● BRIEF: Reproduce all lines of the listing below in which the word "this" occurs.

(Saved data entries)
================================

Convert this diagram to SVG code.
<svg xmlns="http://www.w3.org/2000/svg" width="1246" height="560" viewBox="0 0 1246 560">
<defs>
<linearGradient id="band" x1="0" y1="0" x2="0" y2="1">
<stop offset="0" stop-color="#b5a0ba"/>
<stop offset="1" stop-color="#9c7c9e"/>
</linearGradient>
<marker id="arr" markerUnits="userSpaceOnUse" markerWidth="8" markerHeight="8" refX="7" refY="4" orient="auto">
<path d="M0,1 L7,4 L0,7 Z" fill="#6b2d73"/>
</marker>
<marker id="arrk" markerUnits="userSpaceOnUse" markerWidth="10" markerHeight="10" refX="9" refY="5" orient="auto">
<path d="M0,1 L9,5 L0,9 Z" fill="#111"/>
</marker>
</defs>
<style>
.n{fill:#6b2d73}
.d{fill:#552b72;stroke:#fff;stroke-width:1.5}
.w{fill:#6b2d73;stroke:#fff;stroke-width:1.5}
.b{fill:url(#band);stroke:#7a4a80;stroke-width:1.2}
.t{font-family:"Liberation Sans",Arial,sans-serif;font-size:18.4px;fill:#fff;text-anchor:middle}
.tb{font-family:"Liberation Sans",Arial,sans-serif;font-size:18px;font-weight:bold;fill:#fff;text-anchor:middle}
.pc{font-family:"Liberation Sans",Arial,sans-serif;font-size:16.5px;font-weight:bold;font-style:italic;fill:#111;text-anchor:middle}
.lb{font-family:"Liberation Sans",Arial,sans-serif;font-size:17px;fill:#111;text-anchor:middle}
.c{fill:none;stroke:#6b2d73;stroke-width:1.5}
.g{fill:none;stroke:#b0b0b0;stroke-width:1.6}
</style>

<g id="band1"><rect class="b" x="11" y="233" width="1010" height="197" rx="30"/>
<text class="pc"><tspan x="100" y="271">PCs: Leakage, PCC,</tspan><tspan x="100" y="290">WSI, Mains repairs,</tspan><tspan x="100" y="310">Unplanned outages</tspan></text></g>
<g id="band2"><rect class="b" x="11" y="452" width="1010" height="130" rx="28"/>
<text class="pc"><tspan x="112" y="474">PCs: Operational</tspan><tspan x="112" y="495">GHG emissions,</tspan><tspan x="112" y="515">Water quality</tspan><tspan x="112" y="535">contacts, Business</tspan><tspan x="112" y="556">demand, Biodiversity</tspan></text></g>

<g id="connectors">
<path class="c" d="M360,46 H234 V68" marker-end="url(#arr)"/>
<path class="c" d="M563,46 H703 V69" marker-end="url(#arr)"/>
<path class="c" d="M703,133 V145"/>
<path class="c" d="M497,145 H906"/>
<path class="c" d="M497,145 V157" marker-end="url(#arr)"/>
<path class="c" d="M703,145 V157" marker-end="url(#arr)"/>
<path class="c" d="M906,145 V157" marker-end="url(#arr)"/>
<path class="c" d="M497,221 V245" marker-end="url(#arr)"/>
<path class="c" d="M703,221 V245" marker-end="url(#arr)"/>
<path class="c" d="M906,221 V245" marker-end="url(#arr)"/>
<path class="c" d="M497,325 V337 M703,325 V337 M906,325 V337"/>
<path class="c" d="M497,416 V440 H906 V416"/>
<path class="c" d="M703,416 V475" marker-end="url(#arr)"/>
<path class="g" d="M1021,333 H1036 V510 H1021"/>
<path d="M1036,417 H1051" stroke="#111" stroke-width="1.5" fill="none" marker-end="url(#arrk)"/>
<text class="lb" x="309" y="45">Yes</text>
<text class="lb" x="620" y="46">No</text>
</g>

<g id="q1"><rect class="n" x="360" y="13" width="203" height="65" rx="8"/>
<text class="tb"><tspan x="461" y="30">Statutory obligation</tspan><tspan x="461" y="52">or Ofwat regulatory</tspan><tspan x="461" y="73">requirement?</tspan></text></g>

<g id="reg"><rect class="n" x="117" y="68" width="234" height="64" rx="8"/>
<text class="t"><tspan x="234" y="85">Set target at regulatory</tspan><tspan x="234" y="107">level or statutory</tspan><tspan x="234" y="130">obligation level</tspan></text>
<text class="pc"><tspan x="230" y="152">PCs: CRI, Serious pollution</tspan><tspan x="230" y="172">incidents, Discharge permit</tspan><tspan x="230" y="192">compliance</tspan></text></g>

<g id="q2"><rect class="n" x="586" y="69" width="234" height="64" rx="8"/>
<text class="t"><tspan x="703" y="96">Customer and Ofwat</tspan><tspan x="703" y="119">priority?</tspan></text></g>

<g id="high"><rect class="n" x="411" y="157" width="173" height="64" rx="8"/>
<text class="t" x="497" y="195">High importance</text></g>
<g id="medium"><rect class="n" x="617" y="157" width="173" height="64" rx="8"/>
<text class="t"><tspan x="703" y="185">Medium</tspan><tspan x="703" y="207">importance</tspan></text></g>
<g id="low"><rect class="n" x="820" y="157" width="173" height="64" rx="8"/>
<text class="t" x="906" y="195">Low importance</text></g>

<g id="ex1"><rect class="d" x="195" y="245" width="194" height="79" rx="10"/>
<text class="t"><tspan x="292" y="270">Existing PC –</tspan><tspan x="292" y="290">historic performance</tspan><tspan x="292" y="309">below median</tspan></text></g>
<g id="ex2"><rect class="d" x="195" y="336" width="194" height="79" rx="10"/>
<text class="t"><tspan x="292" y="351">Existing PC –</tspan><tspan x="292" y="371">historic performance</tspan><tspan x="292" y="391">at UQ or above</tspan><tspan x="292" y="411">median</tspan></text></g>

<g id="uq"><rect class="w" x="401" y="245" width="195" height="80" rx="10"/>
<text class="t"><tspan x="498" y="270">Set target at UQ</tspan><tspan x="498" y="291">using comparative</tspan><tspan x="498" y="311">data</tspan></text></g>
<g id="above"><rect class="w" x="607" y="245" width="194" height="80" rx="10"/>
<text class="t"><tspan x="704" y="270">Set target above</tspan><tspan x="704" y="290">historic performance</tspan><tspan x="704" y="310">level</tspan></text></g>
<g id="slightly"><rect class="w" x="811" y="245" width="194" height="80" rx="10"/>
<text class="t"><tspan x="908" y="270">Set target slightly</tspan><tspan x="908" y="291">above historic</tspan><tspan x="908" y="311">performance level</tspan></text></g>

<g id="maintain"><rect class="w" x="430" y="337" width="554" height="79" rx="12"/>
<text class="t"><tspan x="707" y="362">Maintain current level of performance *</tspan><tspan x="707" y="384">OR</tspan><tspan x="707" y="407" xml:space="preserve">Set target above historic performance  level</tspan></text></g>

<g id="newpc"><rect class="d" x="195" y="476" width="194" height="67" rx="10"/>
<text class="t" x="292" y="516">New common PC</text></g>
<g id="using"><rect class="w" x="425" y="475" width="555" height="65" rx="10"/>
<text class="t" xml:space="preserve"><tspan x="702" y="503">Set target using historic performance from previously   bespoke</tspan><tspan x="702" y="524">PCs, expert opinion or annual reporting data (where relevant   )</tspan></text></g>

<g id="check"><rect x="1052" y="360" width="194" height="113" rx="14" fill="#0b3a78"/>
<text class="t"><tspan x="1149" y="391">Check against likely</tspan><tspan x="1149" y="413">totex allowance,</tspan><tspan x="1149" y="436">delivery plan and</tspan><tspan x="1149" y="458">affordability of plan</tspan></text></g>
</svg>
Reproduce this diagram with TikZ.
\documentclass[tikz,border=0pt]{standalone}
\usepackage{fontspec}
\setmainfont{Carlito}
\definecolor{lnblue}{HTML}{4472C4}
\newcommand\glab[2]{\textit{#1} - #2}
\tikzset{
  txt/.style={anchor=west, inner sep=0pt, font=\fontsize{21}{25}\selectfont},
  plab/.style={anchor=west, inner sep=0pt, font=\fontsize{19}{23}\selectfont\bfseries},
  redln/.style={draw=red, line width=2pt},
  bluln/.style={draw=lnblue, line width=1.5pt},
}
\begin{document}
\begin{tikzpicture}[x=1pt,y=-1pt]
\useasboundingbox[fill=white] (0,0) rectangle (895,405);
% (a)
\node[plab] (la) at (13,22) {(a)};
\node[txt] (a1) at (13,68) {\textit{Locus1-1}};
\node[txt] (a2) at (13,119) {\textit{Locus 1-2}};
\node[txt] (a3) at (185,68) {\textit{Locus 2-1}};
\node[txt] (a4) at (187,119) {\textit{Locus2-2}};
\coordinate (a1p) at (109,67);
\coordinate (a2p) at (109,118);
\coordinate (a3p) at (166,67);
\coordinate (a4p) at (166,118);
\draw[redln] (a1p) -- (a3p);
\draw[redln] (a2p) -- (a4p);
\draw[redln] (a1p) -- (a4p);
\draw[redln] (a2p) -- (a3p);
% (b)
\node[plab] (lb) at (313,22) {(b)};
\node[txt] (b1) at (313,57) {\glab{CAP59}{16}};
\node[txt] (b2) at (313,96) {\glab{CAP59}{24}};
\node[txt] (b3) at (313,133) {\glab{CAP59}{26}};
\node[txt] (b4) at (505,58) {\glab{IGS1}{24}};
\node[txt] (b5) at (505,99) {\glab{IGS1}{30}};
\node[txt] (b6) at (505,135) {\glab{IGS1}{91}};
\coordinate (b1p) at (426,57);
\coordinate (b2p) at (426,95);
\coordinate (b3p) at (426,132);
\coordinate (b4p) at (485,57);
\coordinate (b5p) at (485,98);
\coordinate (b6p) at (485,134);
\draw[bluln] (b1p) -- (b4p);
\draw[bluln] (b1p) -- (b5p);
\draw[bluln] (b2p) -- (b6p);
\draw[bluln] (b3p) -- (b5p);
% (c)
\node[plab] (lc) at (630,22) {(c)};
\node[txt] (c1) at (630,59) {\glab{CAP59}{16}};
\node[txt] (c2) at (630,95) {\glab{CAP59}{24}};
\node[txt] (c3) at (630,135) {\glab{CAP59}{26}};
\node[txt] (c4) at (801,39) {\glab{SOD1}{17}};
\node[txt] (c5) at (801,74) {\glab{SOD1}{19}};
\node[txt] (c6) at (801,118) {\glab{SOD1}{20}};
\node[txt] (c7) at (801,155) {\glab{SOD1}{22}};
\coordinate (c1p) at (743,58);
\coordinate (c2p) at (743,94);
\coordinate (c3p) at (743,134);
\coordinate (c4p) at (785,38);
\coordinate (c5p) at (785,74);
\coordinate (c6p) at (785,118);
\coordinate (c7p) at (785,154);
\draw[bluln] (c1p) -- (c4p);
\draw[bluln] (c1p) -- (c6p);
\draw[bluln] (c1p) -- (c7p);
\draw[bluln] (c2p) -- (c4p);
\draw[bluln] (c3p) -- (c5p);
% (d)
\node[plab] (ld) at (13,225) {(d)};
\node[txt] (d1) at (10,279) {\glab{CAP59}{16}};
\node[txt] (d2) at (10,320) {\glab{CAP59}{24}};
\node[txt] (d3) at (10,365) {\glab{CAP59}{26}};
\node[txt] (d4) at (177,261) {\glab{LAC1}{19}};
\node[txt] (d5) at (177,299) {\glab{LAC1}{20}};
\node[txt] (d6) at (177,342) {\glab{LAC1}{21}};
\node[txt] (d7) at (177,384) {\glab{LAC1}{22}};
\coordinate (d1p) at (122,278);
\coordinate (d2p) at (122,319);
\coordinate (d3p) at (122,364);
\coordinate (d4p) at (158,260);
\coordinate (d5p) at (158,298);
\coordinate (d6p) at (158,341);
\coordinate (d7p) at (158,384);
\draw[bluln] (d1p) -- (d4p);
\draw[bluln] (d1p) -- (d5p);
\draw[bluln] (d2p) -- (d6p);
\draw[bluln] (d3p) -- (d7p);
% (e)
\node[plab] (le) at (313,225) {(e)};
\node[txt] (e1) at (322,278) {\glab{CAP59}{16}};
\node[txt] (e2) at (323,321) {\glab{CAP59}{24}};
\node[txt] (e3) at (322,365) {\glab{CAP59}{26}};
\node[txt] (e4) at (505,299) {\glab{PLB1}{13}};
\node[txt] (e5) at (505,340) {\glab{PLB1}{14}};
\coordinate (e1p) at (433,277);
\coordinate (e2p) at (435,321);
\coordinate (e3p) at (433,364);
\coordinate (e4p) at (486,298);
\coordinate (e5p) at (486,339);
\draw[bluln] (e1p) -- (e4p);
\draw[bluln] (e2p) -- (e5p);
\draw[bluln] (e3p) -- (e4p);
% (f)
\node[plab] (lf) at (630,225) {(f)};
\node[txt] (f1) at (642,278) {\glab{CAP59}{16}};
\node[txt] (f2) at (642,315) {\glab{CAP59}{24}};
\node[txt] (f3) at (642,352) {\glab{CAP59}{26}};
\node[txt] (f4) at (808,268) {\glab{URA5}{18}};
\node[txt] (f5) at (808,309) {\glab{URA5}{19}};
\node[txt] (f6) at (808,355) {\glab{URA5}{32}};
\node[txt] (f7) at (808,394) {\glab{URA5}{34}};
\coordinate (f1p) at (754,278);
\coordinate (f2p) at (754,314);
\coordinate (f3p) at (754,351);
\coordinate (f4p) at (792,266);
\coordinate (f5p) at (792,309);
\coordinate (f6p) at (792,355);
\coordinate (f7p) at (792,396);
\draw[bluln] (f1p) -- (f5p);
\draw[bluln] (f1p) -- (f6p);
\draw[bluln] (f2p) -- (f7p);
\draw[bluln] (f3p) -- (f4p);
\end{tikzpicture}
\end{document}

================================

● TASK RESPONSE:
Convert this diagram to SVG code.
Reproduce this diagram with TikZ.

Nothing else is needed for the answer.